Lessons To Be Learned
Courage is not measured in how much one is willing to maim, brutalize, or kill others. Heroism is not determined by one’s waging war, destroying homes, and leveling civilizations. Heroism and courage are found in the willingness to sacrifice and suffer for the good of others. Garrison demonstrated these qualities again and again in his life. His willingness to go to prison in protest against one of the most ancient evils in human history has him teaching by example what Henry David Thoreau would later develop as a maxim: “Under a government which imprisons any unjustly, the true place for a just man is also a prison.” And so Garrison went to prison. He understood that noncompliance and noncooperation with evil, no matter its source, must ever be our guide, even if that means refusing to comply with or intentionally breaking the law. To do otherwise would be to balk before the monster, be silent when what was required was the truth, and to become quietly complicit is evil. It did not matter to Garrison that the government was involved, or what laws he may have broke, or whose power he was defying. The government’s willingness to enforce wickedness by law meant that it too must be defied by those who sought to save those who were suffering under and by its power. This is as true today as it was then, whether the subject be slaves or the multitude of oppressive, corrupt, and often brutal laws and actions of government today. Defiance, not compliance, is what is called for in the face of wickedness in places high and low. To do otherwise would make us, like Francis Todd, “highway robbers and murderers, the enemies of our own species.”

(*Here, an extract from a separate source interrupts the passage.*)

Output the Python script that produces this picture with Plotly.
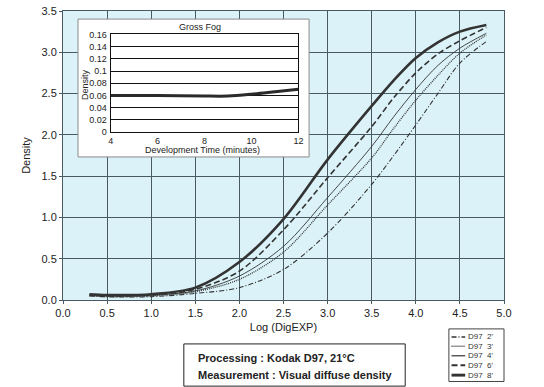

Sometimes this will require us to stand alone. Then alone we must stand. As Garrison shows, when we do so our courage will often win to our side the support of those who can enable us to do more for the good of our fellow man, just as Garrison’s stand brought him to the attention of Arthur Tappan and eventually gave him the ability to begin The Liberator, becoming the most important voice in the nation calling for the immediate liberation of all slaves, the ending of racism, and the granting of equal rights to all men and women. But, even if it does not, even if we stand alone and win no allies and are unable to magnify our example, the stand itself is still worth it. As Garrison notes in his poem To Sleep, written when he thought he would be in prison for many more months and before anyone appeared to help him, the only way that a man can rest easy is with a conscious free from the burden of sin and evil. The knowledge that you have done right is itself a great reward. No man can think himself a true Man and no woman can think of herself as a true Woman if he or she has betrayed virtue for ease.
At the same time, Garrison shows us the proper attitude that we should have towards our persecutors. He does not hate Francis Todd, even though he has taken part in the slave trade and even though his persecutions have caused Garrison to be imprisoned. Instead of anger and hatred, Garrison responds with sorrow and mercy, saddened that Todd has chosen evil over good and seeking to convince him of the error of his ways that he may repent and redeem himself. If you want a good example of what it means to be a Christian, to love your enemy, to forgive all men, and to seek to overcome evil with good, there are fewer better examples than this one. It is this forgiveness and this love which animates Garrison, both in his denunciations of and opposition to slavery as well as his appeal to Todd in an attempt to get him to recognize the evil of his actions and repent, that I find so appealing about the man, not just here but throughout the rest of his life. Whereas so much of the world is driven by anger, hatred, and vengeance, Garrison was doing his utmost to be a true Christian, as opposed to a merely credal Christian, and was motivated by faith, hope, and love. His example and his courage is one the world needs more of today as much as ever before.